A typical car alternator puts out 50-65 amps at 14V, or about 700-900W.    Bigger car (i.e. a truck) might have a 100 amp alternator.  An RV will have even more.   Every connected electrical device is rated for a certain power draw, protected by a fuse.    A 10 amp fuse on a 12V accessory socket will blow if you pull more than 120W.   If you want more power, you need direct wiring.   I.e. when I installed a 250W RMS sub amp in my car, I ran a 6AWG wire straight to the battery with an inline 30A fuse.    In retrospect, 6AWG was an overkill.

The fuse is there mainly to protect the wiring.    If you overdraw a wire can overheat and catch fire.    You want that happening inside the fuse, not in a wire harness next to the fuel line.

Anyways, a 150W inverter can be safely plugged into the typical 'lighter' outlet without much capacity loss.   A 400W inverter needs to be wired directly if you want all its power.
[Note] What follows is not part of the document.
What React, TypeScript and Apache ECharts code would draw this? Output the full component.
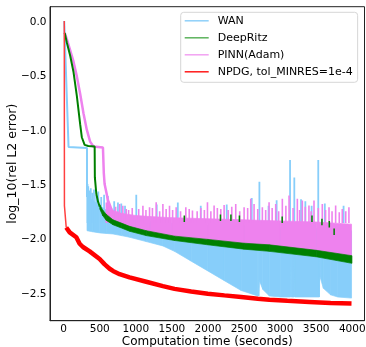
import React, { useEffect, useRef } from "react";
import * as echarts from "echarts";

const X_TICKS = [0, 500, 1000, 1500, 2000, 2500, 3000, 3500, 4000];
const Y_TICKS = [-2.5, -2.0, -1.5, -1.0, -0.5, 0.0];

const SERIES_NAMES = ["WAN", "DeepRitz", "PINN(Adam)", "NPDG, tol_MINRES=1e-4"];

// WAN (light blue)
const WAN_EARLY = [[7, 0.0], [67, -1.16], [323, -1.17], [323, -1.62]];
const WAN_T = [323, 400, 500, 590, 683, 800, 913, 1144, 1375, 1536, 1767, 1998, 2228, 2460, 2689, 2705, 2713, 2760, 2851, 3000, 3145, 3150, 3156, 3192, 3197, 3203, 3545, 3550, 3556, 3600, 3700, 3800, 3990];
const WAN_LO = [-1.93, -1.94, -1.95, -1.955, -1.96, -1.975, -1.99, -2.03, -2.07, -2.12, -2.21, -2.30, -2.39, -2.48, -2.53, -2.53, -2.39, -2.47, -2.53, -2.54, -2.54, -2.16, -2.54, -2.54, -2.16, -2.54, -2.54, -2.21, -2.36, -2.46, -2.52, -2.54, -2.55];
const WAN_HI = [-1.62, -1.65, -1.70, -1.74, -1.78, -1.80, -1.82, -1.84, -1.85, -1.86, -1.87, -1.88, -1.88, -1.89, -1.89, -1.89, -1.89, -1.89, -1.90, -1.90, -1.90, -1.90, -1.90, -1.90, -1.90, -1.90, -1.91, -1.91, -1.91, -1.91, -1.92, -1.92, -1.93];
const WAN_SPIKES = [[330, -1.50], [340, -1.52], [355, -1.56], [375, -1.54], [395, -1.58], [420, -1.55], [450, -1.60], [480, -1.57], [520, -1.62], [560, -1.60], [613, -1.61], [700, -1.66], [752, -1.67], [798, -1.68], [850, -1.70], [1006, -1.60], [1290, -1.69], [1582, -1.67], [1900, -1.70], [2260, -1.69], [2607, -1.63], [2713, -1.48], [2840, -1.70], [2952, -1.65], [3138, -1.28], [3197, -1.44], [3290, -1.64], [3350, -1.66], [3437, -1.70], [3529, -1.28], [3620, -1.68], [3880, -1.70]];

// DeepRitz (green)
const DR_EARLY = [[14, -0.11], [44, -0.2], [90, -0.32], [136, -0.47], [182, -0.69], [228, -0.95], [251, -1.07], [290, -1.14], [340, -1.15], [429, -1.155], [432, -1.44], [452, -1.59], [475, -1.66], [500, -1.71]];
const DR_T = [500, 540, 591, 683, 800, 913, 1144, 1536, 2000, 2500, 2851, 3500, 3996];
const DR_HI = [-1.69, -1.74, -1.78, -1.83, -1.86, -1.89, -1.93, -1.98, -2.01, -2.045, -2.06, -2.11, -2.16];
const DR_LO = [-1.73, -1.79, -1.835, -1.875, -1.905, -1.935, -1.975, -2.02, -2.06, -2.10, -2.12, -2.17, -2.23];
const DR_SPIKES = [[1672, -1.79, -1.85], [2173, -1.78, -1.84], [2318, -1.78, -1.84], [2436, -1.79, -1.85], [3029, -1.80, -1.86], [3442, -1.79, -1.85], [3580, -1.82, -1.88], [3682, -1.84, -1.90], [3749, -1.91, -1.97]];

// PINN(Adam) (violet)
const PINN_EARLY = [[14, -0.11], [44, -0.17], [90, -0.27], [136, -0.375], [182, -0.51], [228, -0.67], [274, -0.85], [320, -1.0], [366, -1.11], [412, -1.155], [544, -1.165], [556, -1.40], [567, -1.50], [614, -1.65], [660, -1.73]];
const PINN_T = [600, 640, 700, 800, 900, 1000, 1200, 1500, 2000, 2500, 3000, 3500, 3990];
const PINN_HI = [-1.62, -1.70, -1.75, -1.77, -1.78, -1.79, -1.80, -1.81, -1.82, -1.83, -1.84, -1.85, -1.87];
const PINN_LO = [-1.795, -1.82, -1.845, -1.87, -1.895, -1.915, -1.95, -1.985, -2.02, -2.055, -2.08, -2.12, -2.17];
const PINN_SPIKES = [[591, -1.67], [620, -1.70], [650, -1.72], [683, -1.745], [720, -1.71], [745, -1.75], [775, -1.684], [820, -1.70], [867, -1.73], [900, -1.74], [950, -1.72], [1040, -1.73], [1098, -1.70], [1140, -1.74], [1190, -1.714], [1230, -1.72], [1282, -1.668], [1330, -1.75], [1375, -1.684], [1420, -1.73], [1467, -1.70], [1510, -1.74], [1559, -1.714], [1620, -1.75], [1693, -1.714], [1740, -1.73], [1785, -1.745], [1850, -1.75], [1900, -1.72], [1950, -1.74], [1993, -1.668], [2040, -1.75], [2085, -1.699], [2130, -1.72], [2178, -1.73], [2224, -1.693], [2280, -1.74], [2330, -1.71], [2385, -1.684], [2440, -1.75], [2501, -1.714], [2550, -1.72], [2593, -1.637], [2639, -1.684], [2690, -1.73], [2754, -1.714], [2800, -1.74], [2847, -1.668], [2890, -1.72], [2939, -1.684], [2980, -1.75], [3031, -1.637], [3080, -1.70], [3124, -1.607], [3180, -1.72], [3239, -1.637], [3270, -1.74], [3308, -1.653], [3350, -1.71], [3400, -1.699], [3430, -1.75], [3470, -1.653], [3530, -1.72], [3585, -1.684], [3630, -1.74], [3678, -1.714], [3720, -1.75], [3770, -1.699], [3820, -1.76], [3862, -1.73], [3910, -1.75], [3954, -1.714]];

// NPDG (red)
const NPDG_EARLY = [[8, 0.0], [10, -1.70], [35, -1.90]];
const NPDG_MAIN = [[35, -1.90], [83, -1.945], [175, -1.99], [221, -2.05], [267, -2.08], [360, -2.12], [498, -2.19], [568, -2.24], [637, -2.28], [683, -2.30], [775, -2.33], [913, -2.36], [1144, -2.40], [1375, -2.44], [1536, -2.465], [1767, -2.49], [1998, -2.51], [2228, -2.525], [2460, -2.54], [2690, -2.555], [2851, -2.565], [3100, -2.575], [3405, -2.585], [3700, -2.595], [3990, -2.60]];

const C_WAN = "#87cefa";
const C_DR = "#008000";
const C_PINN = "#ee82ee";
const C_NPDG = "#ff0000";
const FONT = "DejaVu Sans";
const SPIKE_BASE = -1.86;

function bandSeries(ts: number[], lo: number[], hi: number[], color: string) {
  return {
    type: "custom",
    silent: true,
    clip: true,
    data: ts.map((t, i) => [t, lo[i], hi[i]]),
    encode: { x: 0, y: [1, 2] },
    renderItem: (params: any, api: any) => {
      const i = params.dataIndex;
      if (i >= ts.length - 1) return null;
      const pts = [
        api.coord([ts[i], lo[i]]),
        api.coord([ts[i + 1], lo[i + 1]]),
        api.coord([ts[i + 1], hi[i + 1]]),
        api.coord([ts[i], hi[i]]),
      ];
      return { type: "polygon", shape: { points: pts }, style: { fill: color, stroke: color, lineWidth: 0.7 } };
    },
  };
}

function spikeSeries(data: number[][], color: string, width: number, base: number | null) {
  return {
    type: "custom",
    silent: true,
    clip: true,
    data,
    encode: { x: 0, y: 1 },
    renderItem: (params: any, api: any) => {
      const t = api.value(0);
      const top = api.value(1);
      const bottom = base === null ? api.value(2) : base;
      const a = api.coord([t, bottom]);
      const b = api.coord([t, top]);
      return { type: "line", shape: { x1: a[0], y1: a[1], x2: b[0], y2: b[1] }, style: { stroke: color, lineWidth: width } };
    },
  };
}

function lineSeries(name: string, data: number[][], color: string, width: number) {
  return {
    type: "line",
    name,
    data,
    symbol: "none",
    silent: true,
    color,
    lineStyle: { color, width },
  };
}

export default function App() {
  const ref = useRef<HTMLDivElement>(null);
  useEffect(() => {
    if (!ref.current) return;
    const chart = echarts.init(ref.current, undefined, { renderer: "svg" });
    const fmt = (v: number) => (v < 0 ? "\u2212" : "") + Math.abs(v).toFixed(1);
    chart.setOption({
      animation: false,
      grid: { left: 50, right: 1.5, top: 6.7, bottom: 26.3, show: true, borderColor: "#222", borderWidth: 1, outerBoundsMode: "none" },
      legend: {
        left: 180.7,
        top: 12.3,
        orient: "vertical",
        icon: "rect",
        itemWidth: 24,
        itemHeight: 1.5,
        itemGap: 6,
        padding: [3, 5, 5, 4],
        borderColor: "#d6d6d6",
        borderWidth: 1,
        borderRadius: 3,
        backgroundColor: "#ffffff",
        textStyle: { fontFamily: FONT, fontSize: 11, color: "#000", padding: [0, 0, 0, 4] },
        data: [
          { name: SERIES_NAMES[0], itemStyle: { color: "#8fd0f9" } },
          { name: SERIES_NAMES[1], itemStyle: { color: "#5cb35c" } },
          { name: SERIES_NAMES[2], itemStyle: { color: "#f2a2f2" } },
          { name: SERIES_NAMES[3], itemStyle: { color: "#ff1a1a" } },
        ],
        selectedMode: false,
      },
      xAxis: {
        type: "value",
        min: -190,
        max: 4170,
        name: "Computation time (seconds)",
        nameLocation: "middle",
        nameGap: 14.5,
        nameMoveOverlap: false,
        nameTextStyle: { fontFamily: FONT, fontSize: 12, color: "#000", verticalAlign: "top", lineHeight: 12 },
        axisLine: { show: true, onZero: false, lineStyle: { color: "#222", width: 1 } },
        axisTick: { show: false },
        splitLine: { show: false },
        axisLabel: { customValues: X_TICKS, fontFamily: FONT, fontSize: 10.5, lineHeight: 10, color: "#000", margin: 2, formatter: (v: number) => String(v) },
      },
      yAxis: {
        type: "value",
        min: -2.758,
        max: 0.131,
        name: "log_10(rel L2 error)",
        nameLocation: "middle",
        nameGap: 32,
        nameMoveOverlap: false,
        nameTextStyle: { fontFamily: FONT, fontSize: 12.5, color: "#000" },
        axisLine: { show: true, onZero: false, lineStyle: { color: "#222", width: 1 } },
        axisTick: { show: false },
        splitLine: { show: false },
        axisLabel: { customValues: Y_TICKS, fontFamily: FONT, fontSize: 10.5, color: "#000", margin: 3.5, formatter: fmt },
      },
      series: [
        lineSeries(SERIES_NAMES[0], WAN_EARLY, C_WAN, 2),
        bandSeries(WAN_T, WAN_LO, WAN_HI, C_WAN),
        spikeSeries(WAN_SPIKES, C_WAN, 1.8, SPIKE_BASE),
        lineSeries(SERIES_NAMES[2], PINN_EARLY, C_PINN, 2.5),
        bandSeries(PINN_T, PINN_LO, PINN_HI, C_PINN),
        spikeSeries(PINN_SPIKES, C_PINN, 1.6, SPIKE_BASE),
        lineSeries(SERIES_NAMES[1], DR_EARLY, C_DR, 2),
        bandSeries(DR_T, DR_LO, DR_HI, C_DR),
        spikeSeries(DR_SPIKES, C_DR, 1.5, null),
        lineSeries(SERIES_NAMES[3], NPDG_EARLY, "#ff4040", 1.5),
        lineSeries("npdg-main", NPDG_MAIN, C_NPDG, 4.5),
      ],
    });
    return () => chart.dispose();
  }, []);
  return <div ref={ref} style={{ position: "fixed", left: 0, top: 0, width: 366, height: 347 }} />;
}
Then again, how much you need?    A typical laptop power brick is about 75W.    A tablet charger usually wants about 15W, and most  phones charge fine on 10W or less.    A DSLR battery charger might take 15-20.    In other words, I think you can plug a laptop, a phone, a tablet and a DSLR charger into a single 150W inverter plugged into a lighter socket and still have some leftover headroom.